Running parallel to this is the remote channel. An estimated 22% of Algerian tech professionals now work remotely for foreign employers, capturing compensation that is typically 3-5x local salary bands. The remote rail is not part of the SNTN-2030 plan on paper, but in practice it is one of the strongest pull factors for learners to invest in English-language skills, modern stacks, and international certifications.
How the Three Tracks Fit Together
The three tracks are not competing — they serve different learner profiles and different employer needs.
| Track | Duration to job | Typical learner | Typical first role |
|---|---|---|---|
| Vocational | 12-24 months | Post-secondary, non-university | Cloud technician, cybersecurity analyst, network admin |
| Bootcamp | 3-6 months | Career-changer or recent graduate | Junior full-stack dev, data analyst, GenAI developer |
| University + Remote | 3-5 years | STEM student | Software engineer, ML engineer, SRE |
For employers, the SNTN-2030 framework means that hiring strategies can now be segmented realistically: entry-level ops roles staffed from vocational centres, applied software roles from bootcamps, and senior engineering from universities and returning diaspora. This is a substantive change from the previous decade, when most tech hiring competed for the same narrow pool of computer-science graduates from the top three universities.
What Learners Should Actually Do in 2026
For someone deciding how to enter the ICT workforce this year, the pathway choice is largely a function of timeline, budget, and target role:
- Fastest path to income, limited budget: vocational track with a cybersecurity or cloud specialisation — look for Huawei Academy-affiliated centres
- 3-6 month pivot from another field: bootcamp, with GoMyCode as the dominant option in Algiers and Oran
- Long-term senior-engineer trajectory: university STEM programme combined with deliberate English fluency and GitHub portfolio work, aimed at remote employment post-graduation
- Already working in IT, want higher ceiling: stack a cloud certification (AWS Solutions Architect, Azure Administrator) and target the remote channel
The 500,000 number is a planning target, not a promise. What SNTN-2030 actually delivers is something more useful: a set of distinct, credible career entry points that did not all exist five years ago, each with a measurable timeline and an identifiable set of employers on the other side.

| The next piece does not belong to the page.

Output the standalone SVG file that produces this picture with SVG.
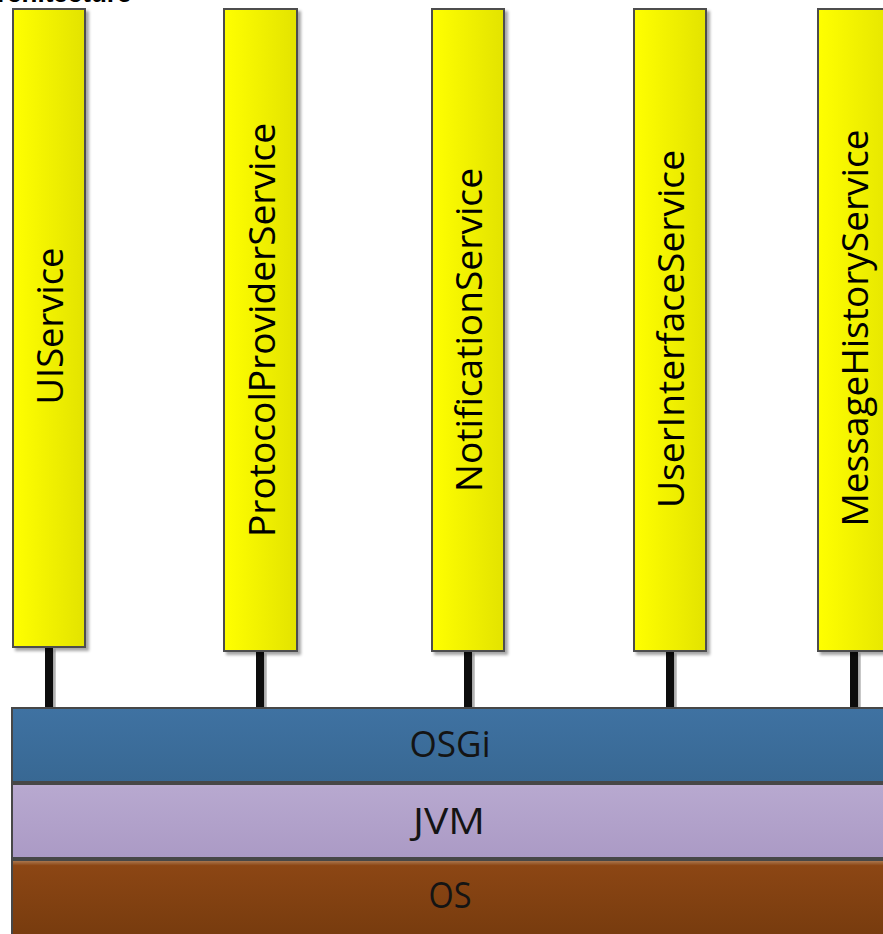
<svg xmlns="http://www.w3.org/2000/svg" width="883" height="934" viewBox="0 0 883 934">
  <defs>
    <linearGradient id="yellowFill" x1="0" y1="0" x2="1" y2="0">
      <stop offset="0" stop-color="#ffff00"/>
      <stop offset="1" stop-color="#e3e300"/>
    </linearGradient>
    <linearGradient id="osgiFill" x1="0" y1="0" x2="0" y2="1">
      <stop offset="0" stop-color="#3f72a2"/>
      <stop offset="1" stop-color="#386893"/>
    </linearGradient>
    <linearGradient id="jvmFill" x1="0" y1="0" x2="0" y2="1">
      <stop offset="0" stop-color="#bcadd2"/>
      <stop offset="0.06" stop-color="#b7a8cf"/>
      <stop offset="1" stop-color="#ab9ac5"/>
    </linearGradient>
    <linearGradient id="osFill" x1="0" y1="0" x2="0" y2="1">
      <stop offset="0" stop-color="#b0805a"/>
      <stop offset="0.07" stop-color="#8c4614"/>
      <stop offset="1" stop-color="#763b0e"/>
    </linearGradient>
    <filter id="shadow" x="-20%" y="-5%" width="150%" height="115%">
      <feDropShadow dx="3" dy="3" stdDeviation="1.5" flood-color="#000" flood-opacity="0.35"/>
    </filter>
  </defs>
  <style>
    .svc { fill: url(#yellowFill); stroke: #4d4d4d; stroke-width: 2; filter: url(#shadow); }
    .svcLabel { font-family: "Open Sans", "Liberation Sans", sans-serif; font-size: 37px; fill: #000; text-anchor: middle; }
    .layer { stroke: #474747; stroke-width: 2; }
    .layerLabel { font-family: "Open Sans", "Liberation Sans", sans-serif; font-size: 37px; fill: #141414; text-anchor: middle; }
    .link { fill: #0d0d0d; filter: url(#shadow); }
    .caption { font-family: "Liberation Sans", Arial, sans-serif; font-size: 26px; font-weight: bold; fill: #000; }
  </style>

  <rect width="883" height="934" fill="#ffffff"/>

  <!-- page heading, clipped by the top edge -->
  <text class="caption" x="-3" y="2">rchitecture</text>

  <!-- connectors from each service down to the OSGi layer -->
  <g id="connectors">
    <rect class="link" x="45" y="647" width="8" height="61"/>
    <rect class="link" x="256" y="651" width="8" height="57"/>
    <rect class="link" x="464" y="651" width="8" height="57"/>
    <rect class="link" x="666" y="651" width="8" height="57"/>
    <rect class="link" x="850" y="651" width="8" height="57"/>
    <rect x="46" y="708" width="10" height="5" fill="#a7bbd0"/>
  </g>

  <!-- platform layers -->
  <g id="layer-os">
    <rect class="layer" x="12" y="860" width="880" height="80" fill="url(#osFill)"/>
    <text class="layerLabel" x="450" y="908" textLength="43" lengthAdjust="spacingAndGlyphs">OS</text>
  </g>
  <g id="layer-jvm">
    <rect class="layer" x="12" y="784" width="880" height="74" fill="url(#jvmFill)"/>
    <text class="layerLabel" x="449" y="834" textLength="72" lengthAdjust="spacingAndGlyphs">JVM</text>
  </g>
  <g id="layer-osgi">
    <rect class="layer" x="12" y="708" width="880" height="74" fill="url(#osgiFill)"/>
    <text class="layerLabel" x="450" y="757" textLength="81" lengthAdjust="spacingAndGlyphs">OSGi</text>
  </g>

  <!-- services -->
  <g id="svc-uiservice">
    <rect class="svc" x="13" y="9" width="72" height="638"/>
    <text class="svcLabel" transform="translate(49,326) rotate(-90)" x="0" y="13.5" textLength="157" lengthAdjust="spacingAndGlyphs">UIService</text>
  </g>
  <g id="svc-protocolprovider">
    <rect class="svc" x="224" y="9" width="73" height="642"/>
    <text class="svcLabel" transform="translate(261,330) rotate(-90)" x="0" y="13.5" textLength="414" lengthAdjust="spacingAndGlyphs">ProtocolProviderService</text>
  </g>
  <g id="svc-notification">
    <rect class="svc" x="432" y="9" width="72" height="642"/>
    <text class="svcLabel" transform="translate(468,330) rotate(-90)" x="0" y="13.5" textLength="324" lengthAdjust="spacingAndGlyphs">NotificationService</text>
  </g>
  <g id="svc-userinterface">
    <rect class="svc" x="634" y="9" width="72" height="642"/>
    <text class="svcLabel" transform="translate(670,329) rotate(-90)" x="0" y="13.5" textLength="358" lengthAdjust="spacingAndGlyphs">UserInterfaceService</text>
  </g>
  <g id="svc-messagehistory">
    <rect class="svc" x="818" y="9" width="80" height="642"/>
    <text class="svcLabel" transform="translate(854,328) rotate(-90)" x="0" y="13.5" textLength="397" lengthAdjust="spacingAndGlyphs">MessageHistoryService</text>
  </g>
</svg>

Frequently Asked Questions
What is SNTN-2030 and how does it relate to ICT training?
SNTN-2030 is Algeria’s national digital transformation strategy through 2030. A core pillar targets training 500,000 ICT specialists through a combination of vocational centres, private bootcamps, and higher-education programmes, each aligned to different labour-market segments.
How long does it take to land a first ICT job in Algeria under this framework?
Timelines depend on track: bootcamp graduates typically land entry-level developer or data-analyst roles in 3-6 months of study plus 1-2 months of job search, vocational-centre graduates in 12-24 months, and university STEM graduates in 3-5 years. The remote-employment channel is accessible from any of these paths.
Which Algerian cities have the strongest ICT training ecosystems in 2026?
Algiers concentrates the highest density of bootcamps and private coding schools, including multiple GoMyCode hacker spaces. Oran, Constantine and Sétif host strong university engineering programmes and expanding vocational centres. Smaller cities are catching up through Huawei ICT Academy partnerships at local institutions.